Hors cadre #8 : Thibault Pierrisnard
À la MJC Ronceray, Le Mans.
Je m’inspire dans ces différents travaux photographiques de la pensée qui réunit les deux concepts de ''vide'' et de ''plein'' qui a été traitée par l’académicien Francois Cheng sur l’art pictural chinois dans son ouvrage éponyme. Ces deux concepts se traduisent concrètement dans la peinture chinoise par le ''plein'' comme étant les traits et le ''vide'', cette surface de papier non peint mais qui ne demeure pas inerte. Le vide lie les choses entre elles et permet leur fonctionnement en un tout. L’art picturale chinois a ceci de fascinant qu’il lie complètement spiritualité et geste pictural. Si ces deux concepts me parlent particulièrement, c’est qu’ils mettent des mots sur des impressions que j’ai du réel ; le monde silencieux, neutre malgré toute l’action qui peut se dérouler devant soi... J’avais envie de m’exprimer sensiblement sur cette dichotomie entre un réel ''présent'' (à soi) et un réel ''cosmos'' qui surpasse notre environnement propre et qui donne parfois à notre action un goût de vanité.

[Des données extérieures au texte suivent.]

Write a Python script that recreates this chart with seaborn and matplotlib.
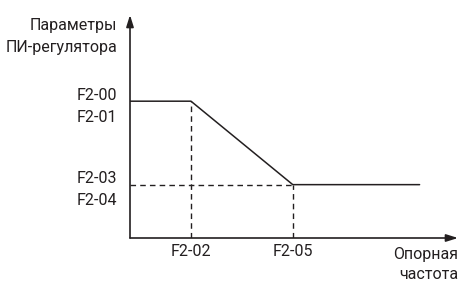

Cela rejoint d’autres impressions et pensées comme la lenteur (traité par Milan Kundera dans un ouvrage éponyme). Ce n’est pas cependant une pensée triste, bien au contraire.
C’est une expression poétique qui m’intéresse en travaillant le medium par différents langages. Pour les trois différents travaux, je ne pensais pas l’image comme devant se suffir à elle-même mais dépendante de son support et de la place physique qu’elle prend au sein de celui-ci comme le peintre chinois pensait aussi bien le sujet qu’il avait devant lui que le monde dans lequel ce sujet prenait place.
Je photographie aussi bien en numérique qu’en argentique que j’utilise pour leur différentes caractéristiques techniques et esthétiques.
Trois différentes propositions:
- Un stage chez le photographe manceau Simon Lagoarde m’a permis d’appréhender la lumière dans un environnement de studio. Dès ce moment m’est venue l’idée de cette série de portraits avec un jeu de lumière bien particulier. L’idée de « contraste » est importante dans ce travail. De la même manière que l’on ne conçoit pas la densité d’une lumière sans une présence d’ombre, le portrait est fort par sa présence dans ce cadre serré et dialogue avec ce passe-partout très large et aéré mais qui peut tout de même écraser par sa largeur. Cette recherche m’inspirait le monde immédiatement présent et le monde «cosmos», hors de notre échelle.
- Les pratiques de la marche et de la flânerie que associées à l’idée de « lenteur » m’ont conduit dans la campagne sarthoise. Inspiré par les peintures des maîtres chinois, je cherchais ce paysage matinal d’automne ou d’hiver, brumeux avec un fort sfumato que j’ai fait fondre au développement avec le papier. C’est une recherche de sérénité à travers l’expérience sensible du paysage parcouru.
- Dans une autre idée, j’ai voulu traduire ce vide plus durement en malmenant l’image. Ce sont des photographies qui viennent d’archives personnelles et qui ont une charge sentimentale, des moments forts vécus avec des amis. L’image est emputée de son élément le plus vivant pour laisser apparaître le papier, brut, silencieux, vide mais pas inerte. Il s’agissait là pour moi d’exprimer la contingence de ces moments de vie face au silence du réel.